On le trouve aussi bien dans L'Anthologie juive d'Edmond Fleg (1951)[1],[2],[3] que dans l'ouvrage "Souviens-toi d'Amalec[4]" (1974)[5],[6] de Frédéric-Shimon Hammel, mais aussi sur un site internet contemporain des Hassidim de Bratslav (Dynastie hassidique de Bratslav)[7].

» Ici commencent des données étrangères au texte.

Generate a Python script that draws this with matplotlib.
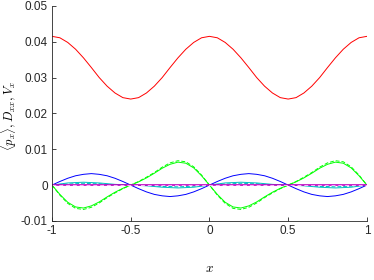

Des extraits du message de Samy Klein suivent :
"Ceci n'est pas un testament. Ne possédant rien, je n'ai rien à léguer à qui que ce soit[8]. Mais la vie, en cette saison, ne tient qu'à un fil, et plus l'on est jeune, et plus vite l'on risque de disparaître, au hasard d'une balle[9], au gré d'un occupant ou de l'un de ses complices. C'est pourquoi, à 29 ans - l'âge où mourut mon père (que son souvenir soit bénédiction[10]), des suites de Holzminden[11] - j'essaie de fixer par écrit quelques désirs dont on voudra bien tenir compte - dans la mesure du possible - au cas où je serais emmené au loin, voire si je disparaissais pour l'éternité."
"Quoi qu'il advienne, ma dernière pensée sera pour vous, mes chéries, que j'ai passionnement aimées, de façon fort différente, comme mère, comme sœurs, comme femme, comme filles. Ne récriminez pas contre l'incompréhensible justice de Dieu. Essayez plutôt par vos pensées, vos paroles et vos actes, de faire cesser l'incompréhensible bêtise des hommes. Pendant toute la durée de mon absence, c'est toi, Marguerite[12] chérie, qui sera chef de famille. A toi d'être forte pour cinq. Je sais que je puis entièrement compter sur toi pour cela : Pendant ces trois années de vie commune[13], qui furent un inappréciable bonheur, tu as montré tant de courage et de compréhension pour ma vie dangereuse que je te confie maman[14] qui, elle-même, au cours de sa vie, a constamment fait preuve d'une vaillance exceptionnelle, qui me fut un exemple constant et me guidera, si Dieu m'inflige la souffrance. Veille aussi sur Jeanne, affectueuse et bonne à l'extrême."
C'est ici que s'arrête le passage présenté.